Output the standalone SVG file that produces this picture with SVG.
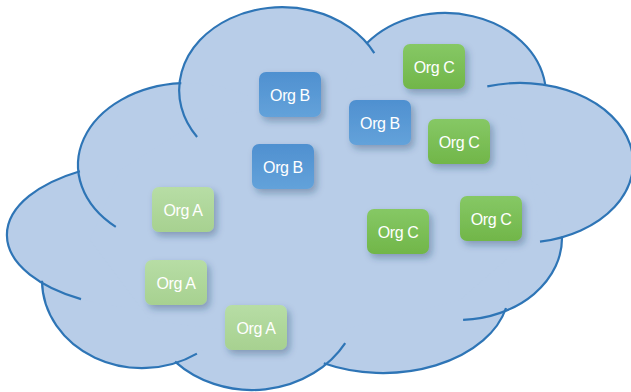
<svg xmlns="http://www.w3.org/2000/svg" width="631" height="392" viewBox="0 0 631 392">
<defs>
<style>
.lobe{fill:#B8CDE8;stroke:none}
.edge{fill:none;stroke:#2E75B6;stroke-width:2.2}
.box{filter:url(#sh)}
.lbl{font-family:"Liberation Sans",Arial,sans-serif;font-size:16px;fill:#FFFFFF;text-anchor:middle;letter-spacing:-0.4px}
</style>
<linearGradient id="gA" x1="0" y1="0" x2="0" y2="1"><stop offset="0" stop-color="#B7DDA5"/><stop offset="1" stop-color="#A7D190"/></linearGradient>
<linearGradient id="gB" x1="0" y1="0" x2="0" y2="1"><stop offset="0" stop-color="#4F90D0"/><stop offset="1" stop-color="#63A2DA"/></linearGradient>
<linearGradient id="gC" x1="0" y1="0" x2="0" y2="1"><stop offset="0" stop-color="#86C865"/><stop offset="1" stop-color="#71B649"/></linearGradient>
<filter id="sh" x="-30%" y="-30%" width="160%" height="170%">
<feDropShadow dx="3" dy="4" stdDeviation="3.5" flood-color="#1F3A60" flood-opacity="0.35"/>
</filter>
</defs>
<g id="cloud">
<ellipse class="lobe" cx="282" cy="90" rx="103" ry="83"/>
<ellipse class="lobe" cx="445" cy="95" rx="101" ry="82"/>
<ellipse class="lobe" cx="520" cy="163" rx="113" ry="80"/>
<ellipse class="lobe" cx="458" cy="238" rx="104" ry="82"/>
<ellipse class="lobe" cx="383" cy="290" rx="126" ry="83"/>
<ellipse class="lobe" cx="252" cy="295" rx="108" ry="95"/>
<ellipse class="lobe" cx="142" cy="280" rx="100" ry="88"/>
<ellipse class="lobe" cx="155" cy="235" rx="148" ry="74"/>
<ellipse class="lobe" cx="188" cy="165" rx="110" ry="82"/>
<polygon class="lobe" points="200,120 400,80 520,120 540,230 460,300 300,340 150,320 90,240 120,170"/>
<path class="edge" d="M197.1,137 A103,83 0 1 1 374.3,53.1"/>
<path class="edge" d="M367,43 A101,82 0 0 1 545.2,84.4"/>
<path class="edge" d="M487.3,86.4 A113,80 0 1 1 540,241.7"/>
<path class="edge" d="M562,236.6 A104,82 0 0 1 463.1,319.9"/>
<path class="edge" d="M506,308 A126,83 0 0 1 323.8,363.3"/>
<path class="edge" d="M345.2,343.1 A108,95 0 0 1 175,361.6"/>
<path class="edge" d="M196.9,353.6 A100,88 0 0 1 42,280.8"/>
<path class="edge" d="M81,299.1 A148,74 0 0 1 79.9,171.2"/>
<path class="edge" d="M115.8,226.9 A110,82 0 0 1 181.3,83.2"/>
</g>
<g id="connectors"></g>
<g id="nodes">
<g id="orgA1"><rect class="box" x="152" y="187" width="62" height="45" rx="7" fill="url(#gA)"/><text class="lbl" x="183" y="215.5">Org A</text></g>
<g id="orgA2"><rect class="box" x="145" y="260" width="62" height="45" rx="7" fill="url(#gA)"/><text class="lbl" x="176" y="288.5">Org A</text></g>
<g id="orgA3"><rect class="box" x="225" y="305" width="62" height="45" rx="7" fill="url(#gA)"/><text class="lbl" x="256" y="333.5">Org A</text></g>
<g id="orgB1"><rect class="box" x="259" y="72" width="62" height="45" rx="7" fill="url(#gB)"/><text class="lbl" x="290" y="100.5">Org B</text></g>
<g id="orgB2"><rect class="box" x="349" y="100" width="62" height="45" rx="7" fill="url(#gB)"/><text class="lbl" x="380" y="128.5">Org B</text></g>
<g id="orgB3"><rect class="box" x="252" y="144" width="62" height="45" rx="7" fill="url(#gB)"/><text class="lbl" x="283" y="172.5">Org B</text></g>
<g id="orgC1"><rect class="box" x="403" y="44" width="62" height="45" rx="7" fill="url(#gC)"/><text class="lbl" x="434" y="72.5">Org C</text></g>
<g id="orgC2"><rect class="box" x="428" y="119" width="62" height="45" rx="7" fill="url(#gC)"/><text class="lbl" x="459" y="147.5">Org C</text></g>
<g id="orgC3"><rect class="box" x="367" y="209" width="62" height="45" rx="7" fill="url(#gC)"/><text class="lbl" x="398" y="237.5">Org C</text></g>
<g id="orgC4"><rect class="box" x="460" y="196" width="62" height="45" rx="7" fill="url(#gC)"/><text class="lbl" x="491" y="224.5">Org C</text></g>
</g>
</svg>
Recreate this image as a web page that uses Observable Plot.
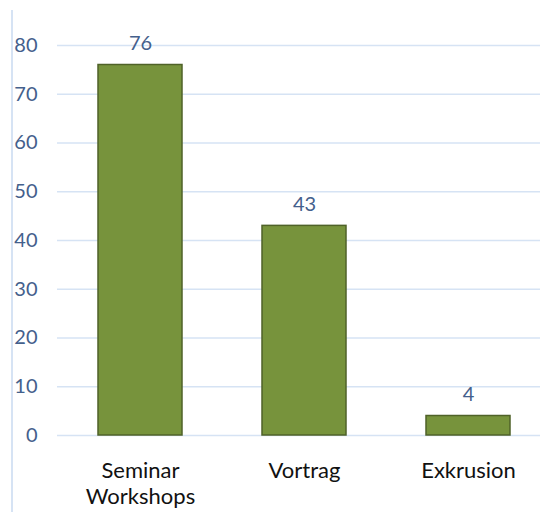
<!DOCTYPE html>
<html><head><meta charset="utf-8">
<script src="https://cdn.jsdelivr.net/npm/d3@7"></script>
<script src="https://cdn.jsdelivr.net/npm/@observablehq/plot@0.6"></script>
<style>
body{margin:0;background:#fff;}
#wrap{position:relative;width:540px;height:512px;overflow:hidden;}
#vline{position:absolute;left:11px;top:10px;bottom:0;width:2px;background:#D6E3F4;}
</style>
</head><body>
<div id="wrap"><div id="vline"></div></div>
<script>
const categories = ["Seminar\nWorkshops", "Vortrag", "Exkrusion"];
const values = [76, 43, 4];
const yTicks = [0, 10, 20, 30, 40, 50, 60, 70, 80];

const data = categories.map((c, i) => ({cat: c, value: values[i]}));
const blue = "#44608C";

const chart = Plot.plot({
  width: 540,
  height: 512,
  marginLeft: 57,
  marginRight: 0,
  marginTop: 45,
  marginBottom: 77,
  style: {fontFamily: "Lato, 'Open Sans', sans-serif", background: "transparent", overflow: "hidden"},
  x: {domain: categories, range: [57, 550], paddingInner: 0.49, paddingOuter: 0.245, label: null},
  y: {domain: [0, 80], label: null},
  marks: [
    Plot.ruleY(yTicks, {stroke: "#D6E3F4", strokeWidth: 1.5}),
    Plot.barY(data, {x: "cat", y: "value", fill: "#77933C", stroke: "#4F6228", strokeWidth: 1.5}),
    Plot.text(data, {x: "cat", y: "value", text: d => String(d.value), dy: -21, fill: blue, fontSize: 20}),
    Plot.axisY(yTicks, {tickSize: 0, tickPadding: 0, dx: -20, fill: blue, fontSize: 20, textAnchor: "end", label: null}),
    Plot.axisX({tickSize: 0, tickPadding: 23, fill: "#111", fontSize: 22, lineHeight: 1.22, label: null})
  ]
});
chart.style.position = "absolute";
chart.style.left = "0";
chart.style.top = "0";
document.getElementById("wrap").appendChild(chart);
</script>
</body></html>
******************************
• _Written exercise_
Copy the data character for character, but drop all pictures from the copy.

• _Result of this exercise_
Output the standalone SVG file that produces this picture with SVG.
<svg xmlns="http://www.w3.org/2000/svg" width="631" height="392" viewBox="0 0 631 392">
<defs>
<style>
.lobe{fill:#B8CDE8;stroke:none}
.edge{fill:none;stroke:#2E75B6;stroke-width:2.2}
.box{filter:url(#sh)}
.lbl{font-family:"Liberation Sans",Arial,sans-serif;font-size:16px;fill:#FFFFFF;text-anchor:middle;letter-spacing:-0.4px}
</style>
<linearGradient id="gA" x1="0" y1="0" x2="0" y2="1"><stop offset="0" stop-color="#B7DDA5"/><stop offset="1" stop-color="#A7D190"/></linearGradient>
<linearGradient id="gB" x1="0" y1="0" x2="0" y2="1"><stop offset="0" stop-color="#4F90D0"/><stop offset="1" stop-color="#63A2DA"/></linearGradient>
<linearGradient id="gC" x1="0" y1="0" x2="0" y2="1"><stop offset="0" stop-color="#86C865"/><stop offset="1" stop-color="#71B649"/></linearGradient>
<filter id="sh" x="-30%" y="-30%" width="160%" height="170%">
<feDropShadow dx="3" dy="4" stdDeviation="3.5" flood-color="#1F3A60" flood-opacity="0.35"/>
</filter>
</defs>
<g id="cloud">
<ellipse class="lobe" cx="282" cy="90" rx="103" ry="83"/>
<ellipse class="lobe" cx="445" cy="95" rx="101" ry="82"/>
<ellipse class="lobe" cx="520" cy="163" rx="113" ry="80"/>
<ellipse class="lobe" cx="458" cy="238" rx="104" ry="82"/>
<ellipse class="lobe" cx="383" cy="290" rx="126" ry="83"/>
<ellipse class="lobe" cx="252" cy="295" rx="108" ry="95"/>
<ellipse class="lobe" cx="142" cy="280" rx="100" ry="88"/>
<ellipse class="lobe" cx="155" cy="235" rx="148" ry="74"/>
<ellipse class="lobe" cx="188" cy="165" rx="110" ry="82"/>
<polygon class="lobe" points="200,120 400,80 520,120 540,230 460,300 300,340 150,320 90,240 120,170"/>
<path class="edge" d="M197.1,137 A103,83 0 1 1 374.3,53.1"/>
<path class="edge" d="M367,43 A101,82 0 0 1 545.2,84.4"/>
<path class="edge" d="M487.3,86.4 A113,80 0 1 1 540,241.7"/>
<path class="edge" d="M562,236.6 A104,82 0 0 1 463.1,319.9"/>
<path class="edge" d="M506,308 A126,83 0 0 1 323.8,363.3"/>
<path class="edge" d="M345.2,343.1 A108,95 0 0 1 175,361.6"/>
<path class="edge" d="M196.9,353.6 A100,88 0 0 1 42,280.8"/>
<path class="edge" d="M81,299.1 A148,74 0 0 1 79.9,171.2"/>
<path class="edge" d="M115.8,226.9 A110,82 0 0 1 181.3,83.2"/>
</g>
<g id="connectors"></g>
<g id="nodes">
<g id="orgA1"><rect class="box" x="152" y="187" width="62" height="45" rx="7" fill="url(#gA)"/><text class="lbl" x="183" y="215.5">Org A</text></g>
<g id="orgA2"><rect class="box" x="145" y="260" width="62" height="45" rx="7" fill="url(#gA)"/><text class="lbl" x="176" y="288.5">Org A</text></g>
<g id="orgA3"><rect class="box" x="225" y="305" width="62" height="45" rx="7" fill="url(#gA)"/><text class="lbl" x="256" y="333.5">Org A</text></g>
<g id="orgB1"><rect class="box" x="259" y="72" width="62" height="45" rx="7" fill="url(#gB)"/><text class="lbl" x="290" y="100.5">Org B</text></g>
<g id="orgB2"><rect class="box" x="349" y="100" width="62" height="45" rx="7" fill="url(#gB)"/><text class="lbl" x="380" y="128.5">Org B</text></g>
<g id="orgB3"><rect class="box" x="252" y="144" width="62" height="45" rx="7" fill="url(#gB)"/><text class="lbl" x="283" y="172.5">Org B</text></g>
<g id="orgC1"><rect class="box" x="403" y="44" width="62" height="45" rx="7" fill="url(#gC)"/><text class="lbl" x="434" y="72.5">Org C</text></g>
<g id="orgC2"><rect class="box" x="428" y="119" width="62" height="45" rx="7" fill="url(#gC)"/><text class="lbl" x="459" y="147.5">Org C</text></g>
<g id="orgC3"><rect class="box" x="367" y="209" width="62" height="45" rx="7" fill="url(#gC)"/><text class="lbl" x="398" y="237.5">Org C</text></g>
<g id="orgC4"><rect class="box" x="460" y="196" width="62" height="45" rx="7" fill="url(#gC)"/><text class="lbl" x="491" y="224.5">Org C</text></g>
</g>
</svg>
Recreate this image as a web page that uses Observable Plot.
<!DOCTYPE html>
<html><head><meta charset="utf-8">
<script src="https://cdn.jsdelivr.net/npm/d3@7"></script>
<script src="https://cdn.jsdelivr.net/npm/@observablehq/plot@0.6"></script>
<style>
body{margin:0;background:#fff;}
#wrap{position:relative;width:540px;height:512px;overflow:hidden;}
#vline{position:absolute;left:11px;top:10px;bottom:0;width:2px;background:#D6E3F4;}
</style>
</head><body>
<div id="wrap"><div id="vline"></div></div>
<script>
const categories = ["Seminar\nWorkshops", "Vortrag", "Exkrusion"];
const values = [76, 43, 4];
const yTicks = [0, 10, 20, 30, 40, 50, 60, 70, 80];

const data = categories.map((c, i) => ({cat: c, value: values[i]}));
const blue = "#44608C";

const chart = Plot.plot({
  width: 540,
  height: 512,
  marginLeft: 57,
  marginRight: 0,
  marginTop: 45,
  marginBottom: 77,
  style: {fontFamily: "Lato, 'Open Sans', sans-serif", background: "transparent", overflow: "hidden"},
  x: {domain: categories, range: [57, 550], paddingInner: 0.49, paddingOuter: 0.245, label: null},
  y: {domain: [0, 80], label: null},
  marks: [
    Plot.ruleY(yTicks, {stroke: "#D6E3F4", strokeWidth: 1.5}),
    Plot.barY(data, {x: "cat", y: "value", fill: "#77933C", stroke: "#4F6228", strokeWidth: 1.5}),
    Plot.text(data, {x: "cat", y: "value", text: d => String(d.value), dy: -21, fill: blue, fontSize: 20}),
    Plot.axisY(yTicks, {tickSize: 0, tickPadding: 0, dx: -20, fill: blue, fontSize: 20, textAnchor: "end", label: null}),
    Plot.axisX({tickSize: 0, tickPadding: 23, fill: "#111", fontSize: 22, lineHeight: 1.22, label: null})
  ]
});
chart.style.position = "absolute";
chart.style.left = "0";
chart.style.top = "0";
document.getElementById("wrap").appendChild(chart);
</script>
</body></html>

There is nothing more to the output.